English is one of the two official languages in Ireland, the other being the Irish language: “Irish”.  The latter is sometimes called “Gaelic”, but never by anyone in Ireland (and now, never by you). Irish people are very welcoming and often keen for a chat, so knowing some of the local lingo can help you strike up a conversation.

While some of Ireland’s slang terms originate from the Irish version of the word, others simply reflect how “gas” the Irish are. Feeling lost? Read on to add some cool Irish words to your vocabulary.

1. Gas 


Meaning: Funny; causing amusement or surprise; amusing; comical.

This can be used to describe a funny person or situation in Irish slang, as in:

  • “Last night was gas, I never knew Pablo could dance like that”

  • “Ha! That’s gas, where did you hear that?”

  • “He’s an absolute gas man that Dean, he had us in stitches last night”

(Bonus idiom: if you’re “in stitches”, you’re laughing a lot). 

2. Rake / rake-load


Meaning: A great quantity or number; multitude.

Other than being used to gather up leaves, a “rake” in Ireland can also be used to describe a great number of something.

  • “I have an absolute rake-load of assignments to finish this weekend, I’m dreading it.”

  • “There was a rake of people waiting at the bus stop.” 

3. Your man / Your one / Young fellah / Young one


Meaning: A young man or boy / a young woman or girl / any man / any woman.

Although it may sound like a reference to a romantic partner, in Irish slang, “your man” refers to any man, whether you know them or not. “Your one”, meanwhile, is used to refer to a woman. 

Young fellah and young one (or “wan”, depending on the accent) refer to male and female youths, respectively.

  • “Who’s your one in the blue dress over there?” (for a woman)

  • “I go there so much that your man in the coffee shop knows my full order now.” (for a man)

  • “That young one must be freezing, she’s not even wearing a jacket!” (for a young girl)

4. Craic


Meaning: A good time; fun; banter; mischievous; news.

A word with a million uses, you’ll hear craic (pronounced “crack”) used every day in Ireland as a slang term. You may already know it as meaning “a fun time”, however, did you know you can also use it in the following ways? 

  • “What’s the craic?” – “What’s up/how are you/any news?”

  • “You should come, the craic’s 90” – the absolute maximum that the craic can be, this simply means whatever is going down is definitely a good time. 

  • “Minus craic” – The opposite of “the craic’s 90”. If something (or someone) is described as minus craic you can safely skip that. It’s no fun.

5. I will, yeah 


Meaning: They will not 

This one can be slightly confusing — it’s all about the delivery of the phrase. When delivered dryly, it’s easy to mistake “I will, yeah” for an Irish person confirming that they will do the thing you’ve asked of them. When actually, they absolutely will not. 
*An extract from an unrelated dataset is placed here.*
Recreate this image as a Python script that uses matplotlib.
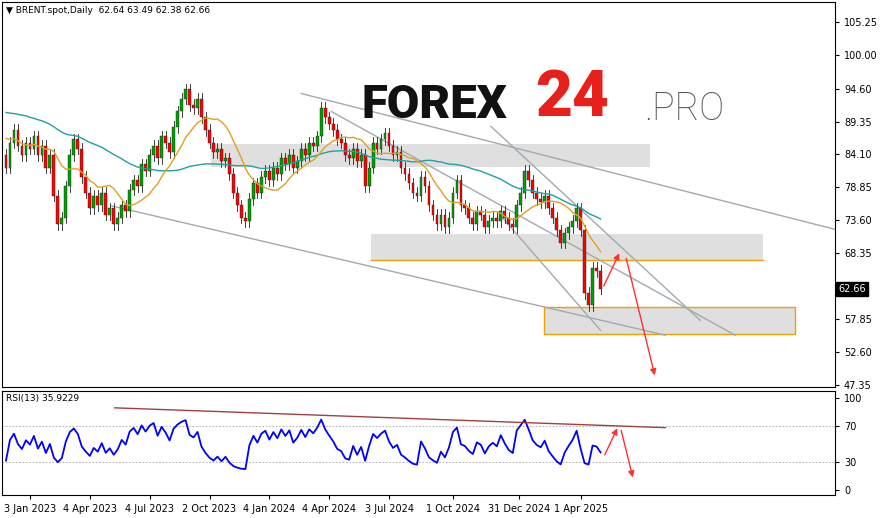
import numpy as np, pandas as pd
import matplotlib
matplotlib.use("Agg")
import matplotlib.pyplot as plt
from matplotlib.patches import Rectangle

prior_closes = [96,95,94,93,95,97,96,94,92,93,91,90,92,94,93,91,89,88,90,92,
 93,91,90,92,94,95,93,91,89,88,87,89,90,88,86,85,87,88,86,84]
closes = [82,86,88,85.5,84,86, 85,87,84,85.5,82,84, 77.5,73,74,79,84,86.5,
 85,80.5,78,75.5,77.5,76, 78,74.5,75.5,73,74,76, 75,78.5,80,79,82.5,81.5,
 84,85.5,83.5,87,86,84.5, 88.5,91,93,94.5,92,91.5, 93,90,88,86,84.5,85,
 83,83.5,81,78,76,74, 73.5,77,79.5,78,80.5,81.5, 80,82,81,83.5,82.5,84,
 82,83,85,84,86,85.5, 87,91.5,90,89,88,86.5, 86,84,83.5,85,83,84,
 79,82,86,85,86.5,87.5, 85.5,84,84.5,82,81,79.5, 78,77.5,80.5,79,76,74.5,
 73,74.5,72.5,74,78,80, 76,75.5,74,73,75,74.5, 72.5,73.5,74,73.5,75,74,
 73,72.5,76,78,81.5,80, 78,77,76.5,77.5,75.5,74, 72,70,71.5,72.5,73.5,75.5,
 72,62,60,66,65.5,62.66]
date_labels = ["3 Jan 2023","4 Apr 2023","4 Jul 2023","2 Oct 2023","4 Jan 2024",
 "4 Apr 2024","3 Jul 2024","1 Oct 2024","31 Dec 2024","1 Apr 2025"]
date_pos = [28,88,148,208,268,328,388,452,518,580]
price_ticks = [105.25,100.00,94.60,89.35,84.10,78.85,73.60,68.35,57.85,52.60,47.35]
last_price = 62.66
zones = [(210,650,82.1,85.7),(370,763,67.3,71.4),(543,795,55.4,59.7)]

def py(y): return 105.25-(y-20)/6.3
def ry(y): return 100-(y-397)/0.93

n0 = len(prior_closes)
x = np.arange(len(closes))*4+4
c = np.array(closes)
o = np.r_[prior_closes[-1], c[:-1]]
hi = np.maximum(o,c)+0.9; lo = np.minimum(o,c)-0.9
full = pd.Series(prior_closes+closes)
ma50 = full.rolling(12).mean().iloc[n0:].values
ma200 = full.rolling(46,min_periods=1).mean().iloc[n0:].values
d = full.diff().fillna(0)
up = d.clip(lower=0).ewm(alpha=1/4).mean(); dn = (-d.clip(upper=0)).ewm(alpha=1/4).mean()
rsi = (100-100/(1+up/(dn+1e-9))).iloc[n0:].values
rsi = 52+(rsi-50)*0.65

fig = plt.figure(figsize=(8.83,5.18),dpi=100)
W,H=883,518
ax = fig.add_axes([2/W,1-387/H,833/W,385/H])
ar = fig.add_axes([2/W,1-495/H,833/W,104/H])
for a in (ax,ar):
    a.set_xlim(0,835)
    a.yaxis.tick_right()
    a.tick_params(labelsize=7,length=3,direction='out')
    for sp in a.spines.values(): sp.set_linewidth(0.8)
ax.set_ylim(py(387),py(0))
ax.set_yticks(price_ticks); ax.set_yticklabels([f"{v:.2f}" for v in price_ticks])
ax.set_xticks([])
ar.set_ylim(ry(495),ry(390))
ar.set_yticks([100,70,30,0])
ar.set_xticks(date_pos); ar.set_xticklabels(date_labels)
for lv in (70,30): ar.axhline(lv,color='#aaaaaa',lw=0.6,ls=(0,(2,2)))

for x0,x1,y0,y1 in zones:
    ax.add_patch(Rectangle((x0,y0),x1-x0,y1-y0,fc='#dcdcdc',ec='none',alpha=0.9,zorder=1))
ax.plot([370,763],[67.3,67.3],color='#f0a000',lw=1,zorder=2)
ax.add_patch(Rectangle((543,55.4),252,4.3,fc='none',ec='#f0a000',lw=1,zorder=2))

tl = [((300,92),(880,240)),((330,110),(735,335)),((490,125),(700,320)),
      ((110,205),(665,335)),((500,215),(600,330))]
for (x0,y0),(x1,y1) in tl:
    ax.plot([x0,x1],[py(y0),py(y1)],color='#a0aab0',lw=1,zorder=2)

for i in range(len(c)):
    col = '#00a000' if c[i]>=o[i] else '#ff0000'
    ax.plot([x[i],x[i]],[lo[i],hi[i]],color='#222222',lw=0.6,zorder=3)
    ax.add_patch(Rectangle((x[i]-1.4,min(o[i],c[i])),2.8,max(abs(c[i]-o[i]),0.15),fc=col,ec='#222222',lw=0.3,zorder=4))
ax.plot(x,ma200,color='#20a0a0',lw=1,zorder=5)
ax.plot(x,ma50,color='#e0a020',lw=1,zorder=5)

arr = dict(arrowstyle='-|>',color='#ff3030',lw=1,mutation_scale=9)
ax.annotate('',xy=(620,py(250)),xytext=(602,py(288)),arrowprops=arr)
ax.annotate('',xy=(655,py(378)),xytext=(625,py(255)),arrowprops=arr)
ax.text(838,last_price,f"{last_price:.2f}",fontsize=7,color='white',va='center',ha='left',
        clip_on=False,bbox=dict(fc='black',ec='black',pad=1.5))

ar.plot(x,rsi,color='#0000ff',lw=1.3)
ar.plot([113,665],[ry(407),ry(427)],color='#a04040',lw=1)
ar.annotate('',xy=(618,ry(425)),xytext=(603,ry(457)),arrowprops=arr)
ar.annotate('',xy=(633,ry(480)),xytext=(620,ry(427)),arrowprops=arr)

ax.text(4,py(9),"▼ BRENT.spot,Daily  62.64 63.49 62.38 62.66",fontsize=6.5,va='center')
ar.text(4,ry(398),"RSI(13) 35.9229",fontsize=6.5,va='center')
fig.text(362/W,1-105/H,"FOREX",fontsize=34,fontweight='heavy',color='#111111',va='center',family='Roboto')
fig.text(535/W,1-98/H,"24",fontsize=46,fontweight='heavy',color='#e8201c',va='center',family='Roboto')
fig.text(644/W,1-109/H,".PRO",fontsize=27,fontweight='light',color='#555555',va='center',family='Roboto')
fig.savefig("out.png",dpi=100,facecolor='white')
  • “Are you going to the kitchen? Will you make me a cup of tea?”
    “I will, yeah.”


They will not. 

6. Fierce


Meaning: Very

Fierce in Irish slang is used in place of “very” in some instances. 

  • “It’s fierce mild out!”

  • “It’s fierce dark today.”

It’s also used as an intensifying adjective, modifying a noun. It can have a positive meaning, like great, or abundant; and a negative one, like severe, or awful. 
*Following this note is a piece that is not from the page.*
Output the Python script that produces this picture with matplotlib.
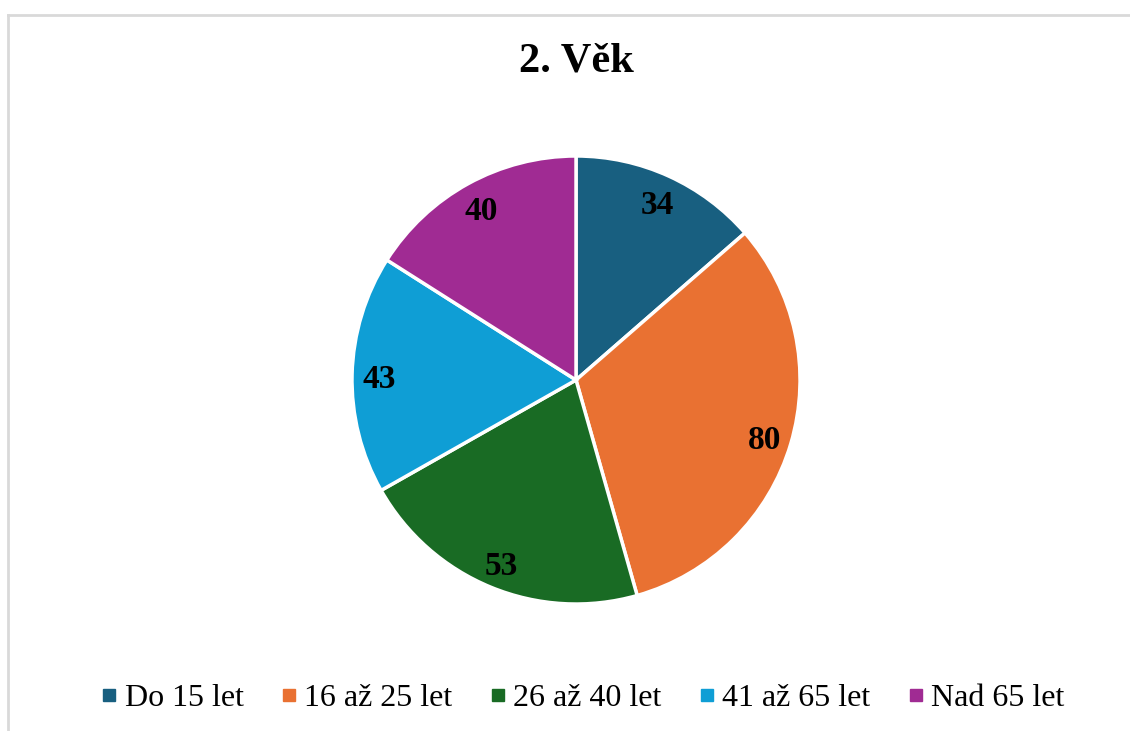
import matplotlib.pyplot as plt
from matplotlib.lines import Line2D

plt.rcParams['font.family'] = ['Liberation Serif', 'DejaVu Serif']

categories = ['Do 15 let', '16 až 25 let', '26 až 40 let', '41 až 65 let', 'Nad 65 let']
values = [34, 80, 53, 43, 40]
colors = ['#185F80', '#E97132', '#196B24', '#0F9ED5', '#A02B93']

fig = plt.figure(figsize=(11.3, 7.31), dpi=100)

# rámeček grafu (vpravo a dole oříznutý)
fig.add_artist(Line2D([0.0071, 1.01], [0.9795, 0.9795], color='#d9d9d9', lw=2))
fig.add_artist(Line2D([0.0071, 0.0071], [-0.01, 0.9795], color='#d9d9d9', lw=2))

ax = fig.add_axes([0.3115, 0.1737, 0.3965, 0.6129])
wedges, texts = ax.pie(values, colors=colors, startangle=90, counterclock=False,
                       radius=1, wedgeprops=dict(edgecolor='white', linewidth=2.5),
                       labels=[str(v) for v in values], labeldistance=0.88,
                       textprops=dict(fontsize=24, fontweight='bold', color='black'))
for t in texts:
    x, y = t.get_position()
    t.set_position((x, y - 0.02))
    t.set_ha('center')
    t.set_va('center')
ax.set_xlim(-1, 1)
ax.set_ylim(-1, 1)
ax.set_aspect('equal')

fig.text(0.5097, 1 - 62 / 731, '2. Věk', ha='center', va='center',
         fontsize=30.5, fontweight='bold')

handles = [Line2D([], [], marker='s', linestyle='', markersize=8,
                  markerfacecolor=c, markeredgecolor=c) for c in colors]
fig.legend(handles, categories, loc='center', bbox_to_anchor=(0.517, 1 - 698 / 731),
           ncol=5, frameon=False, fontsize=23, handlelength=0.35, handletextpad=0.3,
           columnspacing=1.25, borderpad=0)

fig.savefig('out.png', dpi=100)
  • "That was a fierce commute."

  • "Dublin is still fierce craic at 3 am."

  • "There’s fierce drying out there." (meaning it’s a good day to hang up laundry, the day being particularly warm and windy)

7. Gombeen / Eejit


Meaning: Insults: shady character, fool.

While these have slightly different meanings, it’s enough for you to know that the connecting thread for these words in Irish slang is that they’re both insults, often used in a good-natured way. For nuanced specificities: 

  • Gombeen: A shady character, particularly a suspect businessperson who may be looking to lure you into a scam.
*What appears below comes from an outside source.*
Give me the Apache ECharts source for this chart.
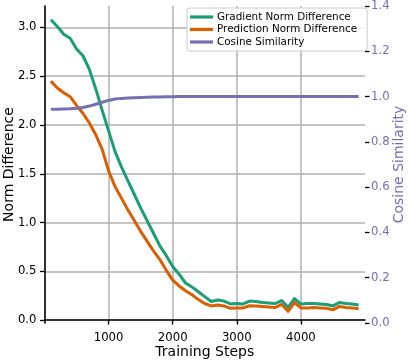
<!DOCTYPE html>
<html>
<head>
<meta charset="utf-8">
<script src="https://cdn.jsdelivr.net/npm/echarts@6/dist/echarts.min.js"></script>
<style>
html,body{margin:0;padding:0;background:#fff;}
#chart{width:409px;height:361px;}
</style>
</head>
<body>
<div id="chart"></div>
<script>
var steps = [100,200,300,400,500,600,700,800,900,1000,1100,1200,1300,1400,1500,1600,1700,1800,1900,2000,2100,2200,2300,2400,2500,2600,2700,2800,2900,3000,3100,3200,3300,3400,3500,3600,3700,3800,3900,4000,4100,4200,4300,4400,4500,4600,4700,4800,4900];
var gradNormDiff = [3.08,3.01,2.93,2.89,2.78,2.71,2.57,2.37,2.15,1.94,1.73,1.57,1.43,1.29,1.15,1.02,0.89,0.76,0.66,0.55,0.47,0.38,0.34,0.29,0.24,0.19,0.205,0.195,0.165,0.17,0.165,0.195,0.19,0.18,0.175,0.17,0.20,0.13,0.22,0.165,0.17,0.17,0.165,0.16,0.145,0.18,0.17,0.165,0.155];
var predNormDiff = [2.45,2.38,2.33,2.29,2.20,2.12,2.02,1.90,1.75,1.53,1.37,1.25,1.13,1.02,0.91,0.81,0.71,0.62,0.51,0.41,0.35,0.30,0.26,0.21,0.17,0.145,0.155,0.145,0.12,0.125,0.125,0.147,0.144,0.14,0.135,0.13,0.16,0.09,0.18,0.125,0.125,0.13,0.125,0.12,0.105,0.14,0.13,0.125,0.115];
var cosineSim = [0.944,0.944,0.945,0.946,0.948,0.952,0.958,0.966,0.975,0.983,0.989,0.992,0.994,0.995,0.996,0.997,0.998,0.998,0.999,0.999,1.0,1.0,1.0,1.0,1.0,1.0,1.0,1.0,1.0,1.0,1.0,1.0,1.0,1.0,1.0,1.0,1.0,1.0,1.0,1.0,1.0,1.0,1.0,1.0,1.0,1.0,1.0,1.0,1.0];
var xTicks = [1000,2000,3000,4000];
var leftTicks = [0,0.5,1.0,1.5,2.0,2.5,3.0];
var rightTicks = [0,0.2,0.4,0.6,0.8,1.0,1.2,1.4];
var names = ['Gradient Norm Difference','Prediction Norm Difference','Cosine Similarity'];
var colors = ['#1b9e77','#d95f02','#7570b3'];

function pairs(vals){ return steps.map(function(s,i){ return [s, vals[i]]; }); }

var font = 'DejaVu Sans';
var chart = echarts.init(document.getElementById('chart'), null, {renderer:'canvas'});
chart.setOption({
  animation:false,
  backgroundColor:'#fff',
  textStyle:{fontFamily:font},
  grid:{left:44.5, right:44, top:6, bottom:38, containLabel:false, outerBoundsMode:'none'},
  legend:{
    orient:'vertical', left:187, top:8, align:'left',
    icon:'rect', itemWidth:23, itemHeight:3.2, itemGap:0.5,
    padding:[3,10,3,3],
    backgroundColor:'rgba(255,255,255,0.85)', borderColor:'#cccccc', borderWidth:1, borderRadius:3,
    textStyle:{fontFamily:font, fontSize:10.4, color:'#000', lineHeight:12, padding:[0,0,0,-1]},
    data:names
  },
  xAxis:{
    type:'value', min:0, max:5000,
    name:'Training Steps', nameLocation:'middle', nameGap:22, nameMoveOverlap:false,
    nameTextStyle:{fontFamily:font, fontSize:14, color:'#000'},
    axisLine:{show:true, lineStyle:{color:'#000', width:1.6}},
    axisTick:{show:true, length:4.5, lineStyle:{color:'#000', width:1.3}, customValues:xTicks},
    axisLabel:{fontFamily:font, fontSize:11.7, color:'#000', margin:9, customValues:xTicks,
      formatter:function(v){ return String(v); }},
    splitLine:{show:true, lineStyle:{color:'#b0b0b0', width:1.5}}
  },
  yAxis:[{
    type:'value', min:-0.03, max:3.22, position:'left',
    name:'Norm Difference', nameLocation:'middle', nameGap:28, nameRotate:90, nameMoveOverlap:false,
    nameTextStyle:{fontFamily:font, fontSize:14, color:'#000'},
    axisLine:{show:true, lineStyle:{color:'#000', width:1.6}},
    axisTick:{show:true, length:4.5, lineStyle:{color:'#000', width:1.3}, customValues:leftTicks},
    axisLabel:{fontFamily:font, fontSize:11.7, color:'#000', margin:8, customValues:leftTicks,
      formatter:function(v){ return v.toFixed(1); }},
    splitLine:{show:true, lineStyle:{color:'#b0b0b0', width:1.5}}
  },{
    type:'value', min:0, max:1.4, interval:0.2, position:'right',
    name:'Cosine Similarity', nameLocation:'middle', nameGap:27, nameRotate:90, nameMoveOverlap:false,
    nameTextStyle:{fontFamily:font, fontSize:14, color:'#7570b3'},
    axisLine:{show:false},
    axisTick:{show:true, length:4.5, lineStyle:{color:'#000', width:1.3}},
    axisLabel:{fontFamily:font, fontSize:11.7, color:'#7570b3', margin:6,
      formatter:function(v){ return v.toFixed(1); }},
    splitLine:{show:false}
  }],
  series:[
    {name:names[0], type:'line', yAxisIndex:0, data:pairs(gradNormDiff), symbol:'none', z:2,
      lineStyle:{color:colors[0], width:3, join:'round'}, itemStyle:{color:colors[0]}},
    {name:names[1], type:'line', yAxisIndex:0, data:pairs(predNormDiff), symbol:'none', z:2,
      lineStyle:{color:colors[1], width:3, join:'round'}, itemStyle:{color:colors[1]}},
    {name:names[2], type:'line', yAxisIndex:1, data:pairs(cosineSim), symbol:'none', z:3,
      lineStyle:{color:colors[2], width:3, join:'round'}, itemStyle:{color:colors[2]}}
  ]
});
</script>
</body>
</html>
  • Eejit: A wholesome little insult, this can also be used as a term of endearment. Just a silly fool. 

8. Class / Whopper / Deadly 


Meaning: Excellent, really good, great, fun, brilliant.

You can use all of these to describe something or someone that you really like. 

  • “You missed out on Luuk’s party last night. It was deadly!”

  • “I had a great time with Helena yesterday. She’s whopper.” 

9. C’mere to me 


Meaning: Listen to me 

C’mere to me (or c’mere t’me) is short for “come here to me”. However, in Irish slang it’s used to mean “Listen to me” or “I have something to tell you”. You can use it conspiratorially or pragmatically, depending on the information you deliver.

  • “C’mere to me, did you hear Joe started a conga line at Luuk’s party? It was class, everyone joined in.” 

10. Sure look, this is it


Meaning: It is what it is / C’est la vie 

You’ll hear this handy little phrase cropping up most frequently at the end of a casual conversation. It has a general meaning of acceptance, or there being nothing to be done about a situation. It can also be used to wrap up a conversation once you want to get on your way again.

  • “I can’t believe I’ve been scheduled for a Friday work shift again! If only someone would swap with me…?”
    “Sure look, this is it.”

You’re ready! Enjoy your new Irish slang phrases

C’mere to me. You have a rake-load of new Irish slang terms to practice, and you’re going to do a whopper job using them in your day-to-day life. 

Now you’re ready to blend in with Ireland’s locals, armed with the knowledge that Gaelic is Irish, “I will yeah” is “I absolutely will not” and “Sure this is it” is an acceptable response to almost any statement.